• Kolom
  • GUNUNG-GUNUNG DI BANDUNG RAYA (1): Gunung Manglayang, Berkah Kesucian dan Keindahan yang Menjulang di Bandung Timur

GUNUNG-GUNUNG DI BANDUNG RAYA (1): Gunung Manglayang, Berkah Kesucian dan Keindahan yang Menjulang di Bandung Timur

Menjulang di Bandung timur, Gunung Manglayang menyajikan keindahan dan kesucian. Kawasan ini juga memberi berkah air bersih bagi banyak warga di cekungan Bandung.

Gan Gan Jatnika

Pegiat Komunitas Pendaki Gunung Bandung (KPGB), bisa dihubungi via Fb Gan-Gan Jatnika R dan instagram @Gan_gan_jatnika

Gunung Manglayang terlihat dari arah Bojongkoneng, Kecamatan Cimenyan, Kabupaten Bandung. Dari kaki-kaki gunung ini, banyak warga di cekungan Bandung memperoleh berkah air bersih. (Foto: Gan Gan Jatnika)

12 September 2021


BandungBergerak.id - Melayangkan pandangan dari Kota Bandung ke arah timur laut, kita akan menyaksikan deretan gunung yang menawan. Ada yg tinggi menjulang dengan puncaknya seakan menyentuh awan, ada juga yang terlihat mungil, dan ada yang terlihat memanjang seperti benteng alami. Mungkin banyak warga Bandung tidak terlalu memperhatikan pegunungan tersebut. Bisa jadi ketika ditanya nama-nama gunungnya, sedikit warga bisa menjawab.

Dari sekian banyak gunung di Bandung timur itu, ada satu yang terlihat jelas dan ukurannya lebih besar dibandingkan yang lain. Bentuknya juga khas, terlihat memiliki satu puncak utama, dengan satu puncakan kecil di sebelah timurnya. Gunung tersebut dikenal dengan nama Gunung Manglayang. Hampir dari semua arah kota Bandung, gunung ini bisa terlihat.

Ketinggian gunung Manglayang menurut peta terbaru RBI (Rupa Bumi Indonesia) yang dikeluarkan oleh BIG (Badan Informasi Geospasial) adalah 1827 meter di atas permukaan laut (Mdpl). Namun kita lebih mengenalnya dengan ketinggian 1818 Mdpl.

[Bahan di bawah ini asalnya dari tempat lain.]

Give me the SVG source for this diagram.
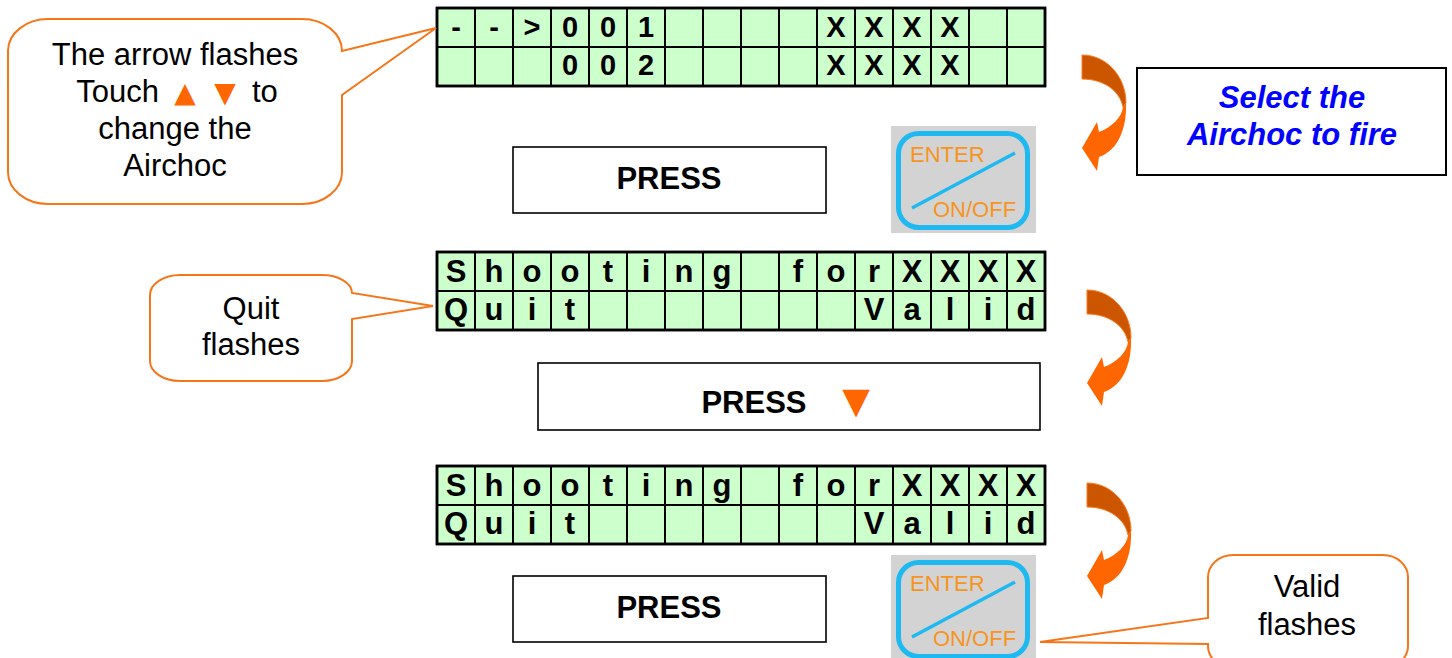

Mungkin karena lebih cantik angkanya sehingga lebih mudah diingat.

Secara administratif, Gunung Manglayang terletak di perbatasan Kabupaten Bandung dengan kabupaten Sumedang. Kaki-kakinya melebar mencakup kawasan yang cukup luas di lima desa, terdiri dari satu desa di Sumedang (Banyuresmi) dan 4 desa di Kabupaten Bandung (Cileunyi Wetan, Cilengkrang, Ciporeat, dan Cipanjalu). Puncak gunung ini sendiri terbagi ke dalam dua wilayah administratif. Sebagian masuk ke wilayah kecamatan Cilengkrang, Kabupaten Bandung dan sebagian lagi masuk kecamatan Tanjungsari, Kabupaten Sumedang.

Asal Nama Manglayang

Nama Gunung Manglayang konon berasal dari kata “melayang”. Satu versi menceritakan bahwa dahulu ada seekor kuda yang bisa terbang melayang, milik sepasang tokoh sakti, yaitu Prabu Eyang Layang Kusumah dan istrinya Eyang Layang Sari. Sekali waktu kuda tersebut mengalami hal yang tidak diinginkan sehingga jatuh di gunung ini. Sebagian besar badannya terperosok ke dalam lumpur, hanya bagian leher dan kepala saja yang terlihat.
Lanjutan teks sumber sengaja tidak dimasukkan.